You might want to add the following to your .bashrc to make running ADAM easier:

alias adam-submit="${ADAM_HOME}/bin/adam-submit"
alias adam-shell="${ADAM_HOME}/bin/adam-shell"

$ADAM_HOME should be the path to where you have checked ADAM out on your local filesystem. The first alias should be used for running ADAM jobs that operate locally. The latter two aliases call scripts that wrap the spark-submit and spark-shell commands to set up ADAM. You will need to have the Spark binaries on your system; prebuilt binaries can be downloaded from the Spark website. Our continuous integration setup builds ADAM against Spark versions 1.6.1 and 2.0.0, Scala versions 2.10 and 2.11, and Hadoop versions 2.3.0 and 2.6.0.

Once this alias is in place, you can run ADAM by simply typing adam-submit at the command line.

adam-submit

Building for Python

ADAM can be installed using the Pip package manager, or from source. To build and test ADAM’s Python bindings, enable the python profile:

mvn -Ppython package

This will enable the adam-python module as part of the ADAM build. This module uses Maven to invoke a Makefile that builds a Python egg and runs tests. To build this module, we require either an active Conda or virtualenv environment.

To setup and activate a Conda environment, run:

conda create -n adam python=2.7 anaconda
source activate adam

To setup and activate a virtualenv environment, run:

virtualenv adam
. adam/bin/activate

Additionally, to run tests, the PySpark dependencies must be on the Python module load path and the ADAM JARs must be built and provided to PySpark. This can be done with the following bash commands:

# add pyspark to the python path
PY4J_ZIP="$(ls -1 "${SPARK_HOME}/python/lib" | grep py4j)"
export PYTHONPATH=${SPARK_HOME}/python:${SPARK_HOME}/python/lib/${PY4J_ZIP}:${PYTHONPATH}

# put adam jar on the pyspark path
ASSEMBLY_DIR="${ADAM_HOME}/adam-assembly/target"
ASSEMBLY_JAR="$(ls -1 "$ASSEMBLY_DIR" | grep "^adam[0-9A-Za-z\.\_-]*\.jar$" | grep -v -e javadoc -e sources || true)"
export PYSPARK_SUBMIT_ARGS="--jars ${ASSEMBLY_DIR}/${ASSEMBLY_JAR} --driver-class-path ${ASSEMBLY_DIR}/${ASSEMBLY_JAR} pyspark-shell"
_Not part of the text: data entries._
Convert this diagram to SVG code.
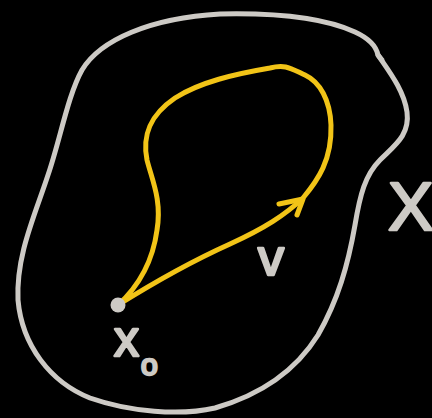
<svg xmlns="http://www.w3.org/2000/svg" width="432" height="418" viewBox="0 0 432 418">
<style>
.gray{fill:none;stroke:#cdcac5;stroke-width:5;stroke-linecap:round;stroke-linejoin:round}
.yel{fill:none;stroke:#f2c417;stroke-width:5;stroke-linecap:round;stroke-linejoin:round}
.lbl{fill:#cdcac5;stroke:#cdcac5;stroke-width:2.5;stroke-linejoin:round;font-family:"Liberation Sans",Arial,sans-serif}
</style>
<rect width="432" height="418" fill="#000"/>
<g id="region-X">
<path class="gray" d="M220,14 C265,13 320,16 355,32 C368,38 376,45 378,55 C388,70 404,90 407,112 C410,135 395,145 380,160 C365,175 360,195 355,225 C348,265 338,300 318,335 C295,372 260,395 215,408 C180,416 130,412 90,398 C50,382 22,345 18,300 C16,255 35,215 48,175 C60,140 68,95 82,70 C100,40 150,18 220,14 Z"/>
<path class="gray" d="M378,55 L382,60"/>
</g>
<g id="loop-v">
<path class="yel" d="M118,305 C150,285 190,262 230,244 C265,228 285,215 303,198 C318,180 332,160 331,125 C330,100 320,82 305,75 C290,68 285,64 270,68 C235,74 200,82 175,98 C150,115 142,135 147,160 C152,180 162,200 157,230 C153,260 140,285 118,305"/>
<path class="yel" d="M279,204 L303,199 L297,215"/>
</g>
<g id="point-x0">
<circle cx="118" cy="305" r="7.5" fill="#cdcac5"/>
</g>
<text class="lbl" x="114" y="356" font-size="50">x<tspan font-size="30" dx="2" dy="19">o</tspan></text>
<text class="lbl" x="258" y="275" font-size="52">v</text>
<text class="lbl" x="388" y="230" font-size="68">X</text>
</svg>
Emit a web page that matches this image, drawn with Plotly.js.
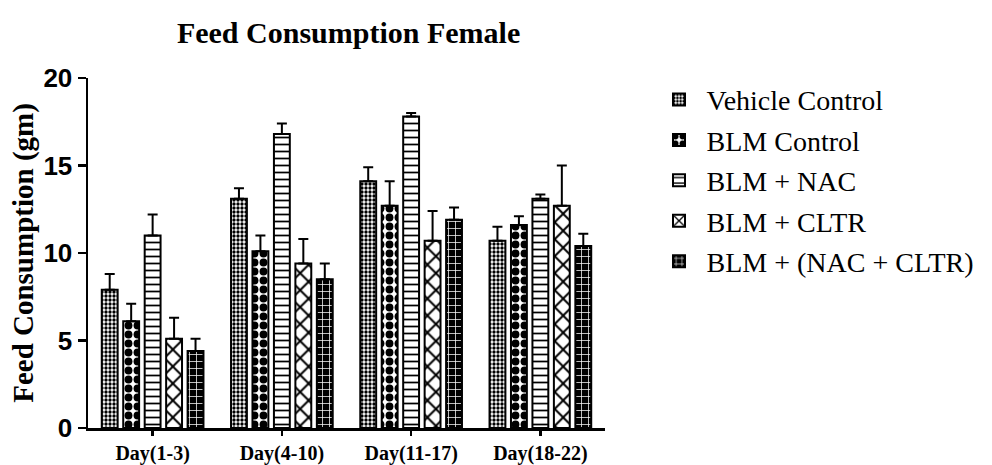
<!DOCTYPE html>
<html>
<head>
<meta charset="utf-8">
<script src="https://cdn.plot.ly/plotly-3.0.1.min.js"></script>
<style>html,body{margin:0;padding:0;background:#fff;}#chart{width:992px;height:465px;}</style>
</head>
<body>
<div id="chart"></div>
<script>
const categories = ["Day(1-3)", "Day(4-10)", "Day(11-17)", "Day(18-22)"];
const seriesNames = ["Vehicle Control", "BLM Control", "BLM + NAC", "BLM + CLTR", "BLM + (NAC + CLTR)"];
const vehicleControl = [7.9, 13.1, 14.1, 10.7];
const vehicleControlErr = [0.9, 0.6, 0.8, 0.8];
const blmControl = [6.1, 10.1, 12.7, 11.6];
const blmControlErr = [1.0, 0.9, 1.4, 0.5];
const blmNac = [11.0, 16.8, 17.8, 13.1];
const blmNacErr = [1.2, 0.6, 0.2, 0.25];
const blmCltr = [5.1, 9.4, 10.7, 12.7];
const blmCltrErr = [1.2, 1.4, 1.7, 2.3];
const blmNacCltr = [4.4, 8.5, 11.9, 10.4];
const blmNacCltrErr = [0.7, 0.9, 0.7, 0.7];

const values = [vehicleControl, blmControl, blmNac, blmCltr, blmNacCltr];
const errors = [vehicleControlErr, blmControlErr, blmNacErr, blmCltrErr, blmNacCltrErr];
const patterns = [
  {shape: ".", fgcolor: "#000", bgcolor: "#fff", size: 4, solidity: 0.55, fillmode: "replace"},
  {shape: ".", fgcolor: "#000", bgcolor: "#fff", size: 9, solidity: 0.6, fillmode: "replace"},
  {shape: "-", fgcolor: "#000", bgcolor: "#fff", size: 7, solidity: 0.25, fillmode: "replace"},
  {shape: "x", fgcolor: "#000", bgcolor: "#fff", size: 12, solidity: 0.3, fillmode: "replace"},
  {shape: "+", fgcolor: "#fff", bgcolor: "#000", size: 7, solidity: 0.2, fillmode: "replace"}
];
const fills = ["#fff", "#fff", "#fff", "#fff", "#000"];

const traces = seriesNames.map((name, i) => ({
  type: "bar",
  name: name,
  legendgroup: "g" + i,
  x: categories,
  y: values[i],
  marker: {color: fills[i], line: {color: "#000", width: 2}, pattern: patterns[i]},
  error_y: {type: "data", symmetric: false, array: errors[i], arrayminus: errors[i].map(() => 0),
            color: "#000", thickness: 2, width: 5}
}));

const serif = "Liberation Serif, Times New Roman, serif";
const layout = {
  width: 992, height: 465,
  margin: {l: 88, r: 384, t: 78, b: 37},
  paper_bgcolor: "#fff", plot_bgcolor: "#fff",
  barmode: "group", bargap: 0.17, bargroupgap: 0.26,
  showlegend: true,
  title: {text: "<b>Feed Consumption Female</b>", xref: "paper", x: 0.504, xanchor: "center",
          y: 0.931, yanchor: "middle",
          font: {family: serif, size: 30, color: "#000"}},
  xaxis: {
    range: [-0.5, 3.5], showline: true, linecolor: "#000", linewidth: 2.5,
    ticks: "outside", ticklen: 5, tickwidth: 2.5, tickcolor: "#000",
    showgrid: false, zeroline: false, fixedrange: true, automargin: false,
    tickfont: {family: serif, size: 20, color: "#000", weight: "bold"}
  },
  yaxis: {
    range: [0, 20], dtick: 5, showline: true, linecolor: "#000", linewidth: 2.5,
    ticks: "outside", ticklen: 8, tickwidth: 2.5, tickcolor: "#000",
    showgrid: false, zeroline: false, automargin: false,
    tickfont: {family: "Liberation Sans, Arial, sans-serif", size: 26, color: "#000", weight: "bold"},
    title: {text: "<b>Feed Consumption (gm)</b>", standoff: 1,
            font: {family: serif, size: 29, color: "#000"}}
  },
  legend: {x: 1.09, xanchor: "left", y: 1.009, yanchor: "top", tracegroupgap: 1, itemwidth: 45,
           font: {family: serif, size: 28, color: "#000"},
           bgcolor: "rgba(0,0,0,0)"}
};

Plotly.newPlot("chart", traces, layout, {displayModeBar: false, staticPlot: true});
</script>
</body>
</html>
This assumes that the ADAM JARs have already been built. Additionally, we require pytest to be installed. The adam-python makefile can install this dependency. Once you have an active virtualenv or Conda environment, run:

cd adam-python
make prepare

Building for R

ADAM supports SparkR, for Spark 2.1.0 and onwards. To build and test ADAM’s R bindings, enable the r profile:

mvn -Pr package

This will enable the adam-r module as part of the ADAM build. This module uses Maven to invoke the R executable to build the bdg.adam package and run tests. The build requires the testthat, devtools and roxygen packages

R -e "install.packages('testthat', repos='http://cran.rstudio.com/')"
R -e "install.packages('roxygen2', repos='http://cran.rstudio.com/')"
R -e "install.packages('devtools', repos='http://cran.rstudio.com/')"

The build also requires you to have the SparkR package installed, and the ADAM JARs must be built and provided to SparkR. This can be done with the following bash commands:

# put adam jar on the SparkR path
ASSEMBLY_DIR="${ADAM_HOME}/adam-assembly/target"
ASSEMBLY_JAR="$(ls -1 "$ASSEMBLY_DIR" | grep "^adam[0-9A-Za-z\_\.-]*\.jar$" | grep -v javadoc | grep -v sources || true)"
export SPARKR_SUBMIT_ARGS="--jars ${ASSEMBLY_DIR}/${ASSEMBLY_JAR} --driver-class-path ${ASSEMBLY_DIR}/${ASSEMBLY_JAR} sparkr-shell"

Note that the ASSEMBLY_DIR and ASSEMBLY_JAR lines are the same as for the Python build. As with the Python build, this assumes that the ADAM JARs have already been built.